Can you mend a relationship after a mediated dispute?
In some disagreements we end up far from Boundless. We can feel trapped and pinned down. Stuck in a circular argument with emotions running hot. These arguments sometimes need external help to settle. If this is the case, can we mend those bridges, or do we consider them burned and gone?
I watched two colleagues repeat an argument over and over to each other. ‘Kate’ was in charge of a pet project and her supervisor had decided to outsource it at great expense. Kate felt cheated and disrespected. She was furious the project was being outsourced with outrageous fees when it could have been done internally by her.
The supervisor felt the project was not core to Kate’s duties. It was distracting her from her main responsibilities. Kate was also behind on the project deliverables as she was trying to juggle her main job as well. She was not able to service either properly.
The arguments went back and forth, neither acknowledging or appreciating the other’s point of view. Each felt their perspective trumped the other’s:
Kate: It’s crazy to spend so much money on a contractor! Who cares if it’s a little behind schedule.
Supervisor: The project needs to be delivered and your work needs to get done. The investment is worth getting the project done.
Cue slamming doors, raised voices, and flustered red faces.
The frustration led both of them to flight and fight mode, an ‘amygdala hijack’. The amygdala, our survival mechanism in the brain, flooded their bodies full of adrenaline and cortisol. Short term memory shut down, heart rate elevated, focus narrowed. We can’t learn or process things cognitively very well in this state. That’s why arguments often go around and around. Logic cannot circuit break a brain in survival mode.
They called in a mediator.
It wasn’t pretty. Each accused the other of not respecting them, of not listening. In the end, Kate chose to leave the organisation. The bridge was well and truly burned.
Can we come back from this? If so, how?
When I first arrived in Australia from Canada, on my very first day in Canberra I went for a walk. Everything seemed so different! The way people spoke was funny. The birds were so colourful and with such crazy songs!I thought a Kookaburra was a monkey.
Then there were the trees.
All the trees had this bark hanging off them in great long strips. I’d never seen a eucalyptus before, and certainly never seen a tree shedding bark.

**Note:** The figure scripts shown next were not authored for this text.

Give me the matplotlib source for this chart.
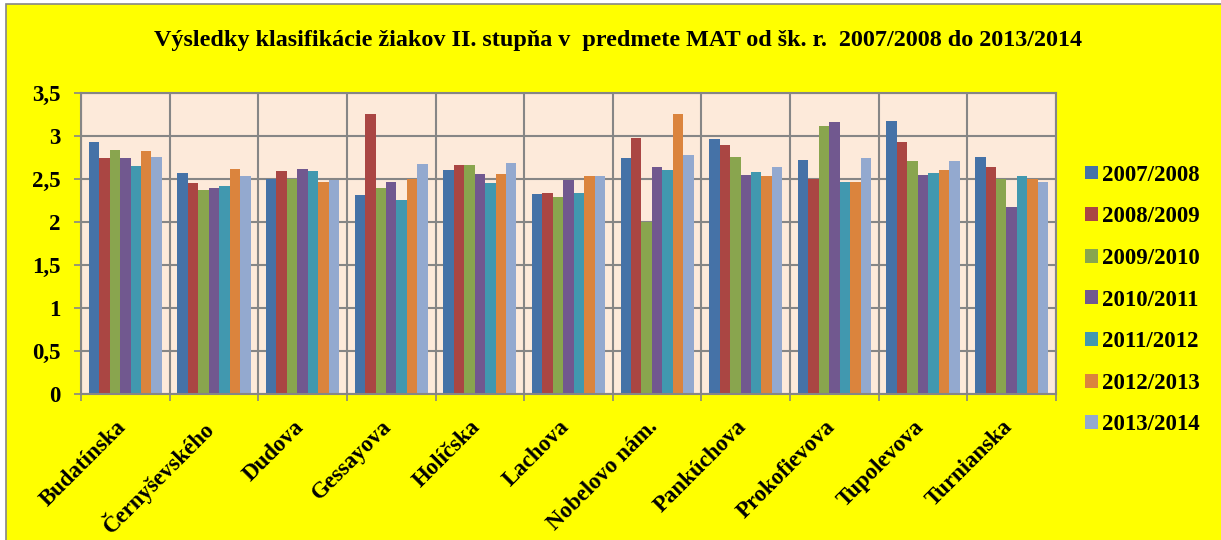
import matplotlib.pyplot as plt
import matplotlib.transforms as mtransforms
import numpy as np
from matplotlib.patches import Rectangle
from matplotlib.ticker import FuncFormatter

plt.rcParams['font.family'] = ['Liberation Serif', 'DejaVu Serif']
plt.rcParams['font.weight'] = 'bold'

schools = ["Budatínska", "Černyševského", "Dudova", "Gessayova", "Holíčska", "Lachova",
           "Nobelovo nám.", "Pankúchova", "Prokofievova", "Tupolevova", "Turnianska"]
years = ["2007/2008", "2008/2009", "2009/2010", "2010/2011", "2011/2012", "2012/2013", "2013/2014"]

y0708 = [2.93, 2.57, 2.50, 2.31, 2.61, 2.33, 2.74, 2.96, 2.72, 3.18, 2.75]
y0809 = [2.74, 2.45, 2.59, 3.25, 2.66, 2.34, 2.98, 2.90, 2.50, 2.93, 2.64]
y0910 = [2.84, 2.37, 2.50, 2.40, 2.66, 2.29, 2.00, 2.76, 3.12, 2.71, 2.50]
y1011 = [2.74, 2.39, 2.62, 2.47, 2.56, 2.49, 2.64, 2.55, 3.16, 2.55, 2.17]
y1112 = [2.65, 2.42, 2.59, 2.26, 2.45, 2.34, 2.60, 2.58, 2.47, 2.57, 2.53]
y1213 = [2.83, 2.62, 2.47, 2.50, 2.56, 2.53, 3.25, 2.53, 2.46, 2.60, 2.50]
y1314 = [2.76, 2.53, 2.49, 2.68, 2.69, 2.54, 2.78, 2.64, 2.74, 2.71, 2.47]
series = [y0708, y0809, y0910, y1011, y1112, y1213, y1314]

colors = ["#4572A7", "#AA4643", "#89A54E", "#71588F", "#4198AF", "#DB843D", "#93A9CF"]
grid_col = "#868686"

fig = plt.figure(figsize=(12.21, 5.4), dpi=100)
fig.patch.set_facecolor("white")
# yellow chart area with grey frame (frame runs off the right/bottom edge)
fig.add_artist(Rectangle((6 / 1221, -0.02), 1.0, 1 - 4 / 540 + 0.02, transform=fig.transFigure,
                         facecolor="#FFFF00", edgecolor=grid_col, lw=1.2, zorder=-10))

ax = fig.add_axes([81 / 1221, 146 / 540, 975 / 1221, 301 / 540])
ax.set_facecolor("#FDEADA")

x = np.arange(len(schools))
width = 0.118
for i, (vals, year) in enumerate(zip(series, years)):
    ax.bar(x + (i - 3) * width, vals, width, color=colors[i], label=year, zorder=2)

ax.set_xlim(-0.5, len(schools) - 0.5)
ax.set_ylim(0, 3.5)
ax.set_yticks(np.arange(0, 3.51, 0.5))
ax.yaxis.set_major_formatter(FuncFormatter(lambda v, p: f"{v:g}".replace(".", ",")))

ax.set_xticks(np.arange(-0.5, len(schools), 1))
ax.set_xticklabels([])
ax.set_xticks(x, schools, minor=True, rotation=45, ha="right")
ax.tick_params(axis="x", which="minor", length=0, pad=16, labelsize=16.5)
ax.tick_params(axis="x", which="major", length=5, width=1.2, color=grid_col)
ax.tick_params(axis="y", length=5, width=1.2, color=grid_col, pad=10, labelsize=16.5)

# nudge category labels a little to the right, like Excel does
shift = mtransforms.ScaledTranslation(5 / 100, 0, fig.dpi_scale_trans)
for lab in ax.get_xticklabels(minor=True):
    lab.set_transform(lab.get_transform() + shift)

ax.grid(True, color=grid_col, lw=1.5, zorder=0)
ax.set_axisbelow(True)
for s in ax.spines.values():
    s.set_color(grid_col)
    s.set_linewidth(1.5)

fig.text(0.506, 0.925, "Výsledky klasifikácie žiakov II. stupňa v  predmete MAT od šk. r.  2007/2008 do 2013/2014",
         ha="center", va="center", fontsize=17.4, fontweight="bold")

fig.legend(loc="center left", bbox_to_anchor=(1085 / 1221, 1 - 300 / 540), frameon=False,
           fontsize=16.5, handlelength=0.55, handleheight=0.55, handletextpad=0.2,
           labelspacing=0.9, borderpad=0, borderaxespad=0)

plt.savefig("out.png", dpi=100)
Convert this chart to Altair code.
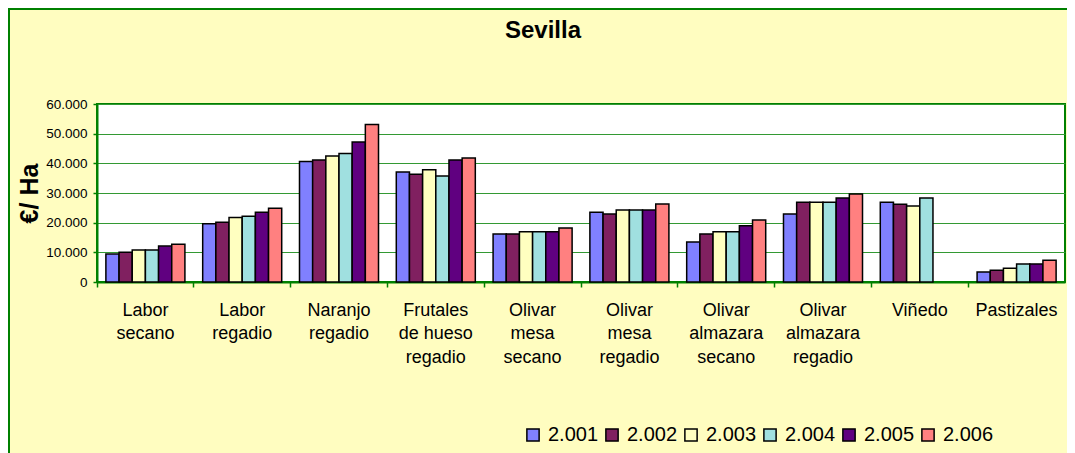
import altair as alt
import pandas as pd

categories = [
    "Labor\nsecano", "Labor\nregadio", "Naranjo\nregadio",
    "Frutales\nde hueso\nregadio", "Olivar\nmesa\nsecano", "Olivar\nmesa\nregadio",
    "Olivar\nalmazara\nsecano", "Olivar\nalmazara\nregadio", "Viñedo", "Pastizales",
]
years = ["2.001", "2.002", "2.003", "2.004", "2.005", "2.006"]
v2001 = [9400, 19600, 40600, 37100, 16200, 23500, 13500, 22900, 26900, 3400]
v2002 = [10000, 20100, 41100, 36300, 16200, 22900, 16200, 26900, 26200, 4000]
v2003 = [10800, 21700, 42500, 37800, 16900, 24300, 16900, 26900, 25600, 4600]
v2004 = [10800, 22200, 43300, 35700, 16900, 24300, 16900, 26900, 28300, 6100]
v2005 = [12100, 23500, 47200, 41100, 16900, 24300, 19000, 28300, None, 6100]
v2006 = [12700, 24900, 53100, 41800, 18200, 26300, 20900, 29700, None, 7300]
series = [v2001, v2002, v2003, v2004, v2005, v2006]
colors = ["#8080FF", "#802060", "#FFFFC0", "#A0E0E0", "#600080", "#FF8080"]
y_ticks = [0, 10000, 20000, 30000, 40000, 50000, 60000]
title_text = "Sevilla"
y_title = "€/ Ha"

rows = []
for yr, vals in zip(years, series):
    for c, v in zip(categories, vals):
        if v is not None:
            rows.append({"cat": c, "year": yr, "value": v})
df = pd.DataFrame(rows)

W, H = 968, 178
GREEN = "#008000"
GRID = "#339933"
FONT = "Liberation Sans"
BG = "#FFFDC0"

bars = alt.Chart(df).mark_bar(stroke="black", strokeWidth=1.5).encode(
    x=alt.X(
        "cat:N", sort=categories,
        scale=alt.Scale(paddingInner=0, paddingOuter=0),
        axis=alt.Axis(
            title=None, labelAngle=0, bandPosition=0,
            labelExpr="split(datum.label, '\\n')", labelFontSize=18,
            labelLineHeight=23.5, labelColor="black", labelFont=FONT,
            labelPadding=14, tickSize=5, tickColor=GREEN, tickWidth=1.5,
            domainColor=GREEN, domainWidth=2, grid=False,
        ),
    ),
    xOffset=alt.XOffset("year:N", sort=years,
                        scale=alt.Scale(paddingInner=0, paddingOuter=0.675)),
    y=alt.Y(
        "value:Q",
        scale=alt.Scale(domain=[0, 60000], nice=False),
        axis=alt.Axis(
            values=y_ticks, title=y_title,
            labelExpr="replace(format(datum.value, ',d'), ',', '.')",
            labelFontSize=13.5, labelFont=FONT, labelColor="black",
            labelPadding=6, tickSize=4, tickColor=GREEN, tickWidth=1.5,
            domainColor=GREEN, domainWidth=2,
            gridColor=GRID, gridWidth=1,
            titleFontSize=25, titleFont=FONT, titleFontWeight="bold",
            titleColor="black", titleAngle=270, titleX=-68, titleY=H / 2,
            titleBaseline="middle", titleAlign="center",
        ),
    ),
    color=alt.Color(
        "year:N", sort=years,
        scale=alt.Scale(domain=years, range=colors),
        legend=alt.Legend(
            orient="none", legendX=426, legendY=321, direction="horizontal",
            title=None, symbolType="square", symbolSize=150,
            symbolStrokeColor="black", symbolStrokeWidth=1.5,
            labelFontSize=20, labelFont=FONT, labelColor="black",
            labelOffset=5, columnPadding=3, padding=0,
        ),
    ),
)

border = alt.Chart(pd.DataFrame({"a": [0]})).mark_rect(
    filled=False, stroke=GREEN, strokeWidth=2
).encode(
    x=alt.value(-88), x2=alt.value(W + 100),
    y=alt.value(-95), y2=alt.value(H + 300),
)

title = alt.Chart(pd.DataFrame({"t": [title_text]})).mark_text(
    font=FONT, fontSize=24, fontWeight="bold", color="black",
    align="center", baseline="alphabetic",
).encode(text="t:N", x=alt.value(446), y=alt.value(-66))

chart = alt.layer(border, bars, title).properties(
    width=W, height=H,
    autosize=alt.AutoSizeParams(type="none"),
    padding={"left": 89, "top": 96, "right": 2, "bottom": 200},
    background=BG,
).configure_view(fill="white", stroke=GREEN, strokeWidth=2)

chart.save("out.html", embed_options={"renderer": "svg", "actions": False})
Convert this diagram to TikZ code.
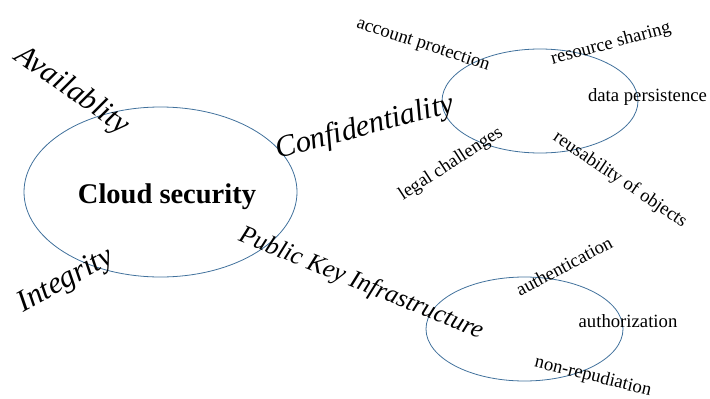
\documentclass[tikz,border=0pt]{standalone}
\usepackage{fontspec}
\setmainfont{Liberation Serif}
\usetikzlibrary{shapes.geometric}
\definecolor{outline}{HTML}{41719C}
\tikzset{
  bubble/.style={draw=outline, line width=0.8pt, ellipse, inner sep=0pt},
  topic/.style={font=\fontsize{30.5}{36}\selectfont\itshape, inner sep=0pt},
  detail/.style={font=\fontsize{18.7}{22}\selectfont, inner sep=0pt},
}
\begin{document}
\begin{tikzpicture}[x=1pt, y=-1pt]
  \useasboundingbox (0,0) rectangle (710,399);

  % three ellipses
  \node[bubble, minimum width=273pt, minimum height=170pt] (cloud) at (160.5,192) {};
  \node[bubble, minimum width=196pt, minimum height=104pt] (conf) at (540,101) {};
  \node[bubble, minimum width=197pt, minimum height=104pt] (pki) at (524.5,329) {};

  % centre title
  \node[font=\fontsize{28.5}{34}\selectfont\bfseries, inner sep=0pt] (title) at (167,197) {Cloud security};

  % security goals
  \node[topic, rotate=-35] (avail) at (72,91) {Availablity};
  \node[topic, rotate=15] (confl) at (365,128) {Confidentiality};
  \node[topic, rotate=29] (integ) at (66,281) {Integrity};
  \node[topic, font=\fontsize{25.5}{30}\selectfont\itshape, rotate=-22] (pkil) at (361,284) {Public Key Infrastructure};

  % confidentiality topics
  \node[detail, rotate=-18] (acct) at (423,45) {account protection};
  \node[detail, rotate=15] (share) at (611,44) {resource sharing};
  \node[detail] (persist) at (647.5,97) {data persistence};
  \node[detail, rotate=33] (legal) at (451,164) {legal challenges};
  \node[detail, rotate=-34] (reuse) at (620,180) {reusability of objects};

  % PKI topics
  \node[detail, rotate=28] (authn) at (564,266) {authentication};
  \node[detail] (authz) at (628,321) {authorization};
  \node[detail, rotate=-14] (nonrep) at (593,377) {non-repudiation};
\end{tikzpicture}
\end{document}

I thought, “what’s wrong with all these trees? Why are they all dying?”
I found out later the trees were perfectly healthy. This is what this species of tree did: shed bark.
We can only make an interpretation of what we see from what we have known before. We make sense of what we are experiencing from the database of old experiences. I had no database for kookaburra song and certainly none for trees shedding bark. It took someone else to give me new information and knowledge to make a different assessment.
In disputes, we are making an interpretation of events based on our own personal database. We are stuck with this interpretation unless we add new information, new perspective to the database.
It’s only compassion and curiosity that will open our hearts and minds to other points of view.
It is possible to rebuild a bridge once we’ve burned it. It takes a willingness to see the world through a different lens. It takes compassion for our self and the other person. It takes forgiveness for past wrongs - real and imagined, It takes forgiveness of the other, and forgiveness of our self.
This is the hard work of the heart.
If we are to be truly Boundless Leaders, we need to mend what drags us down into pain.Then we can be free.
What do you think? Are there some bridges once burned cannot be rebuilt? Have you ever mended a huge divide? Why did you decide to do it? How did you get it done?